Monday, September 19, 2011

An Introduction

Three generations of my family have lived in the house I currently reside in.  My mom used to tell me that when she was little, she would wake up in the middle of the night and walk out into the kitchen and see a line of what most of us would deem "shadow people" marching in perfect file into the other room.  When she turned around to see where they were coming from, they were coming from the guest room where my great grandmother had died.  She said that this happened for about three years, every single night.  One day it just mysteriously stopped.

From very early on in my life, I had been interested in the paranormal.  I was raised by my grandmother, and she would take me to the library on a weekly basis.  I would always check out books on ghosts, UFOs, or demons/satanism.  I know, I was a strange kid.  I was just always fascinated with what goes on after we die.  I remember what I thought was my first ghost sighting.  I was 16, and like every Saturday during the summer since I was 10, I would mow the entire two and a half acre lawn that our house sat on.  Strangely, there was one particular time I swear I saw a lady standing in the second floor window of our garage, just peering out at me.

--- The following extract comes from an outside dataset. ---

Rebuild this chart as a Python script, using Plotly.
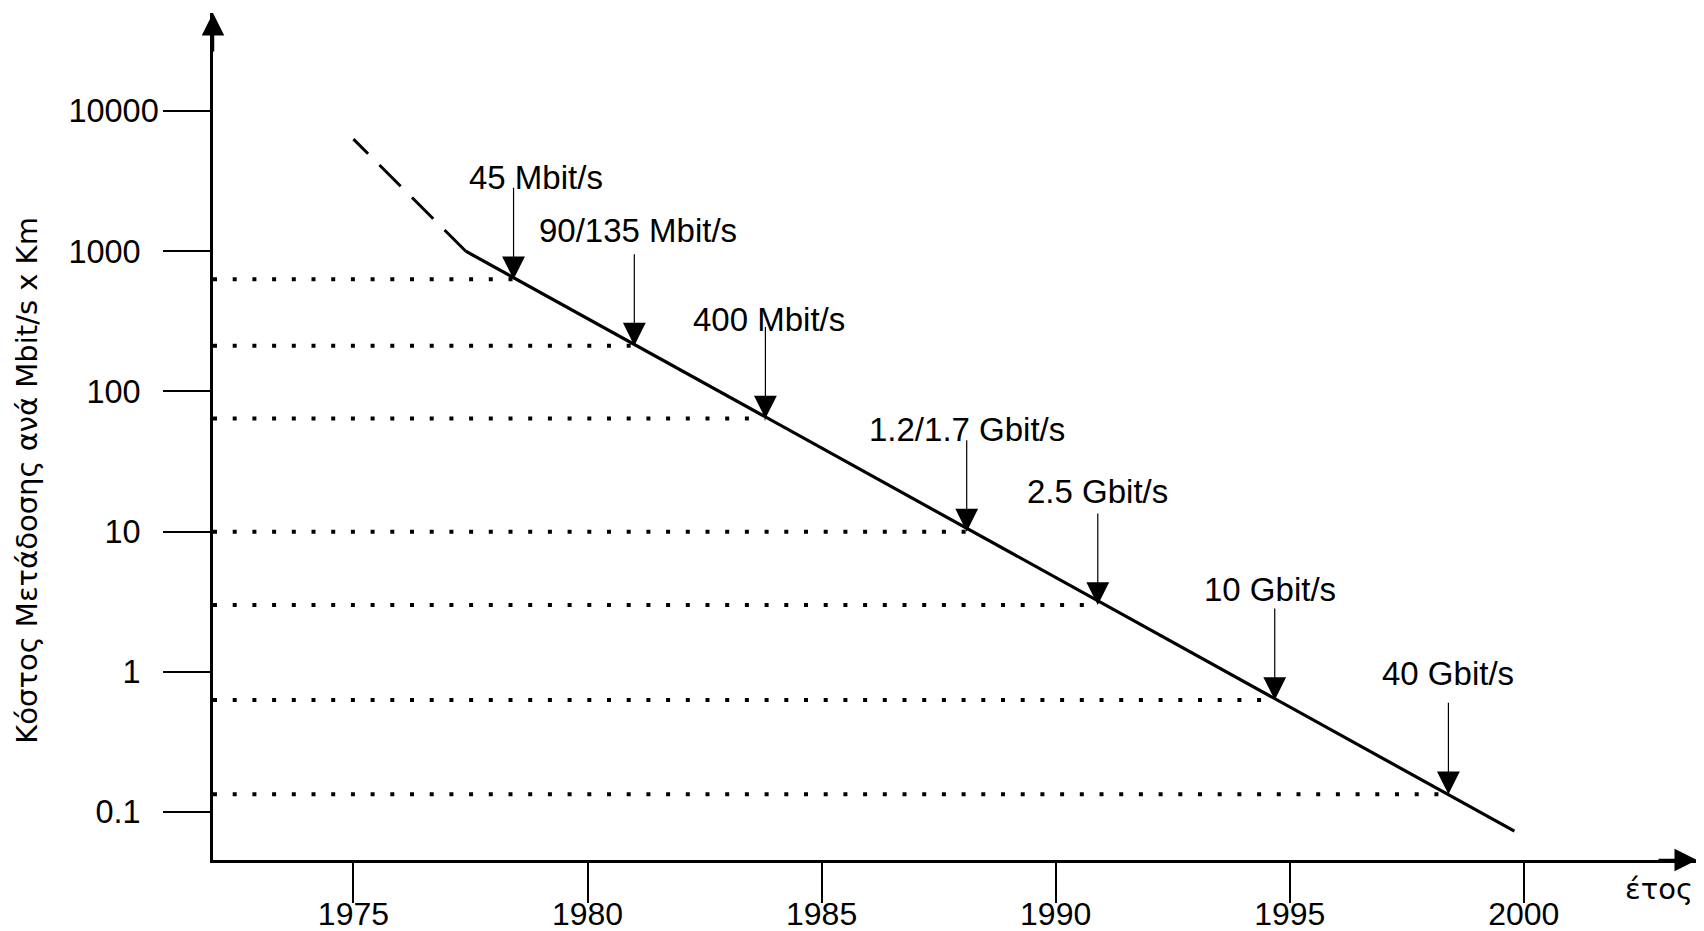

In college, I had all sorts of unexplainable encounters in a particular apartment that I lived in, knocks, shadow figures, strange dreams, and waking up without being able to move while a strange light hovered over me that looked seemingly like a person.  Two years ago, I was walking in a grave yard when all of the sudden we began to hear chattering and cackling all around us.  As we ran away we saw a white pulsating orb floating in a bush.  It was terrifying.

However, I can honestly say that I never experienced the paranormal until this year.

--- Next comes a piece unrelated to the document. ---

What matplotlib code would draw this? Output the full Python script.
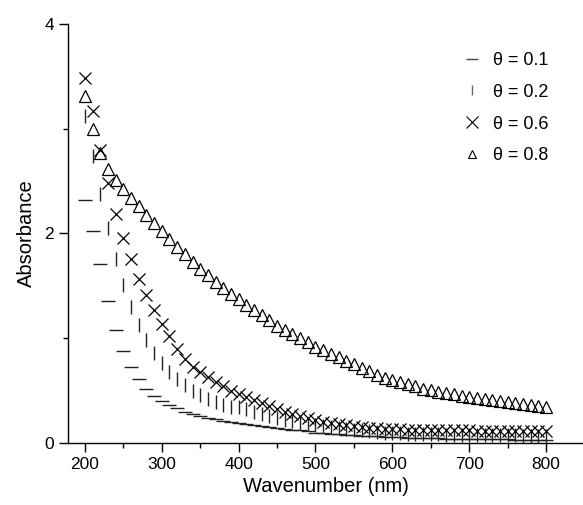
import numpy as np
import matplotlib
matplotlib.use("Agg")
from matplotlib import pyplot as plt
from matplotlib.lines import Line2D

plt.rcParams['font.family'] = ['Liberation Sans', 'DejaVu Sans']

wl = list(range(200, 801, 10))

# absorbance for each theta, one value per 10 nm from 200 to 800
abs_01 = [2.32, 2.02, 1.71, 1.36, 1.08, 0.88, 0.73, 0.61, 0.52, 0.45,
          0.40, 0.36, 0.33, 0.30, 0.28, 0.26, 0.24, 0.225, 0.21, 0.20,
          0.19, 0.18, 0.17, 0.16, 0.15, 0.14, 0.13, 0.125, 0.12, 0.11,
          0.10, 0.095, 0.09, 0.085, 0.08, 0.075, 0.07, 0.066, 0.062, 0.058,
          0.055, 0.053, 0.051, 0.049, 0.047, 0.045, 0.043, 0.042, 0.041, 0.040,
          0.039, 0.038, 0.037, 0.036, 0.035, 0.034, 0.033, 0.032, 0.031, 0.030,
          0.030]
abs_02 = [3.12, 2.74, 2.38, 2.05, 1.76, 1.51, 1.30, 1.13, 0.98, 0.86,
          0.76, 0.68, 0.61, 0.55, 0.50, 0.46, 0.42, 0.39, 0.36, 0.34,
          0.34, 0.32, 0.30, 0.28, 0.26, 0.24, 0.22, 0.21, 0.19, 0.18,
          0.17, 0.16, 0.15, 0.14, 0.13, 0.125, 0.12, 0.11, 0.105, 0.10,
          0.095, 0.092, 0.09, 0.088, 0.086, 0.084, 0.082, 0.08, 0.079, 0.078,
          0.077, 0.076, 0.075, 0.074, 0.073, 0.072, 0.072, 0.071, 0.071, 0.070,
          0.070]
abs_06 = [3.48, 3.17, 2.80, 2.48, 2.19, 1.96, 1.76, 1.57, 1.41, 1.27,
          1.14, 1.02, 0.90, 0.80, 0.73, 0.68, 0.63, 0.58, 0.54, 0.50,
          0.47, 0.44, 0.41, 0.38, 0.35, 0.32, 0.30, 0.28, 0.26, 0.24,
          0.22, 0.205, 0.19, 0.18, 0.17, 0.16, 0.15, 0.145, 0.14, 0.135,
          0.13, 0.13, 0.128, 0.126, 0.125, 0.124, 0.123, 0.122, 0.121, 0.12,
          0.12, 0.119, 0.118, 0.117, 0.116, 0.115, 0.114, 0.113, 0.112, 0.111,
          0.11]
abs_08 = [3.31, 3.00, 2.77, 2.62, 2.51, 2.42, 2.34, 2.26, 2.18, 2.10,
          2.02, 1.95, 1.87, 1.80, 1.73, 1.66, 1.60, 1.54, 1.48, 1.42,
          1.37, 1.32, 1.27, 1.22, 1.17, 1.12, 1.08, 1.04, 1.00, 0.96,
          0.92, 0.89, 0.85, 0.82, 0.78, 0.75, 0.72, 0.69, 0.65, 0.62,
          0.60, 0.58, 0.56, 0.54, 0.52, 0.51, 0.49, 0.48, 0.47, 0.45,
          0.44, 0.43, 0.42, 0.41, 0.40, 0.39, 0.38, 0.37, 0.36, 0.35,
          0.34]

labels = ['θ = 0.1', 'θ = 0.2', 'θ = 0.6', 'θ = 0.8']

fig = plt.figure(figsize=(5.83, 5.05), dpi=100)
ax = fig.add_axes([0.1166, 0.1228, 0.8834, 0.8297])

ax.plot(wl, abs_01, ls='none', marker='_', ms=10, mew=1.0, color='#222222')
ax.plot(wl, abs_02, ls='none', marker='|', ms=10, mew=1.0, color='#222222')
ax.plot(wl, abs_06, ls='none', marker='x', ms=9, mew=0.9, color='black')
ax.plot(wl, abs_08, ls='none', marker='^', ms=8, mew=0.9, color='black',
        markerfacecolor='none')

ax.set_xlim(178, 848)
ax.set_ylim(0, 4)
ax.set_xticks(range(200, 801, 100))
ax.set_xticks(range(250, 801, 100), minor=True)
ax.set_yticks([0, 2, 4])
ax.set_yticks([1, 3], minor=True)
ax.tick_params(which='major', direction='out', length=6.5, width=1, labelsize=12.5)
ax.tick_params(which='minor', direction='out', length=3.5, width=1)
for s in ['top', 'right']:
    ax.spines[s].set_visible(False)
for s in ['left', 'bottom']:
    ax.spines[s].set_linewidth(1)

ax.set_xlabel('Wavenumber (nm)', fontsize=14.5, labelpad=4)
ax.set_ylabel('Absorbance', fontsize=14.5, labelpad=6)

# legend symbols drawn at their own sizes
handles = [
    Line2D([], [], ls='none', marker='_', ms=9, mew=1.0, color='#444444'),
    Line2D([], [], ls='none', marker='|', ms=7, mew=1.0, color='#666666'),
    Line2D([], [], ls='none', marker='x', ms=9, mew=0.8, color='black'),
    Line2D([], [], ls='none', marker='^', ms=6, mew=0.8, color='black',
           markerfacecolor='none'),
]
ax.legend(handles, labels, loc='upper left', bbox_to_anchor=(463 / 583, 1 - 52 / 505),
          bbox_transform=fig.transFigure, frameon=False, fontsize=13,
          handlelength=1.0, handletextpad=0.65,
          labelspacing=0.82, borderpad=0, borderaxespad=0)

fig.savefig('out.png', dpi=100)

"How could you ever think that!" you must have thought.  Well, in the coming weeks I'll explain.  In fact, what  I hope to do is to critique every single little thing we do in the field, from psychics to evp sessions, even investigating in the dark.  Seriously, I plan on making the readers out there reexamine every thing that they do.  I ask you to keep an open mind and not just reject everything I write just because "no one can tell you what you have or haven't seen."  I promise to challenge you.  However, I don't want anyone out there to just take everything I say and believe it 100% either.  St. Augustine said "There is no one alive that has ever been more than eight tenths correct in his thinking."  Meaning that at some point I'm wrong about something.  What I want you to do is read what I say objectively, suspend your own biases temporarily, examine the evidence I've put forth, and make a fair judgement.

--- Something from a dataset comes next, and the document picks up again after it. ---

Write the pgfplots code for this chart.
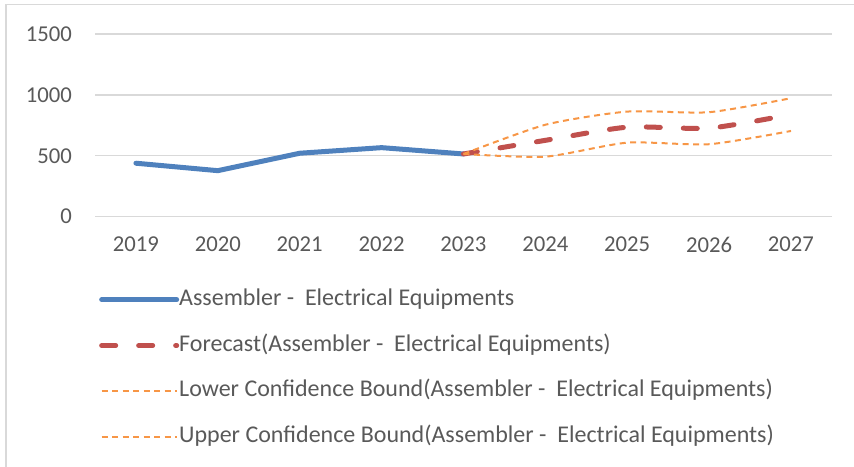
\documentclass[border=0pt]{standalone}
\usepackage{pgfplots}
\pgfplotsset{compat=1.18}
\usepackage{fontspec}
\setmainfont{Carlito}
\definecolor{txt}{HTML}{595959}
\definecolor{gridc}{HTML}{D9D9D9}
\definecolor{actual}{HTML}{4F81BD}
\definecolor{fcast}{HTML}{C0504D}
\definecolor{bound}{HTML}{F79646}
\begin{document}
\begin{tikzpicture}
\path[use as bounding box] (0,0) rectangle (854bp,467bp);
\draw[gridc, line width=1.5bp] (6bp,0) -- (6bp,462.5bp) -- (854bp,462.5bp);
\begin{axis}[
    at={(95bp,250.3bp)}, anchor=south west,
    scale only axis, width=737bp, height=182.7bp,
    xmin=2018.5, xmax=2027.5, ymin=0, ymax=1500,
    xtick={2019,...,2027}, ytick={0,500,1000,1500},
    axis line style={draw=none},
    major tick length=0pt,
    ymajorgrids, grid style={gridc, line width=1.4bp},
    font=\fontsize{22.7bp}{27bp}\selectfont\color{txt},
    /pgf/number format/assume math mode=true,
    /pgf/number format/set thousands separator={},
    xticklabel style={inner sep=0pt, anchor=north, yshift=-20bp},
    yticklabel style={inner sep=0pt, anchor=east, xshift=-23bp},
    legend cell align=left,
    legend style={at={(0.0054,-0.396)}, anchor=north west, draw=none, fill=none,
        inner sep=0pt, row sep=24.8bp,
        font=\fontsize{24bp}{28bp}\selectfont,
        nodes={inner sep=0pt, text height=16bp, text depth=5bp, text=txt}},
    legend image code/.code={\draw[#1] (0bp,0bp) -- (75bp,0bp);},
]
\addplot[actual, line width=5bp, line cap=round, line join=round] coordinates {
(2019,439) (2020,378) (2021,521) (2022,567) (2023,515)};
\addlegendentry{Assembler -\ \ Electrical Equipments}
\addplot[fcast, line width=5bp, line cap=round, dash pattern=on 14bp off 23bp, smooth, tension=0.4] coordinates {
(2023,515) (2024,627) (2025,735) (2026,727) (2027,839)};
\addlegendentry{Forecast(Assembler -\ \ Electrical Equipments)}
\addplot[bound, line width=2bp, dash pattern=on 6bp off 4.5bp, smooth, tension=0.4] coordinates {
(2023,515) (2024,493) (2025,608) (2026,595) (2027,704)};
\addlegendentry{Lower Confidence Bound(Assembler -\ \ Electrical Equipments)}
\addplot[bound, line width=2bp, dash pattern=on 6bp off 4.5bp, smooth, tension=0.4] coordinates {
(2023,515) (2024,755) (2025,863) (2026,858) (2027,973)};
\addlegendentry{Upper Confidence Bound(Assembler -\ \ Electrical Equipments)}
\end{axis}
\end{tikzpicture}
\end{document}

Besides, it's through questions that any of us can ever approach or even understand truth. Ramana Maharshi always felt the path to Enlightenment starts off in asking the question "Who am I?". Niels Bohr asked, "How can an electron move from point A to point B, but never go in between the two points?" Questions open us up to what we previously didn't know, and they're the only way to get to the other side of the unknown.

So why don't we ask questions in the paranormal field that target the very core of our beliefs? Because asking questions opens the door to chaos, the unknown, the unpredictable. Are you really willing to receive an answer you may not like or agree with? What if the answer isn't something you want to hear? It is questions which changes our directions in life, which opens us up to a new realm of understanding.

We aren't alone in this pursuit of knowledge however. People have been asking questions for thousands of years. There have always been those who have gazed at the stars and wondered of the vast mystery of it all, or who looked at the way people around them were living and thought "Isn't there more to life than this?"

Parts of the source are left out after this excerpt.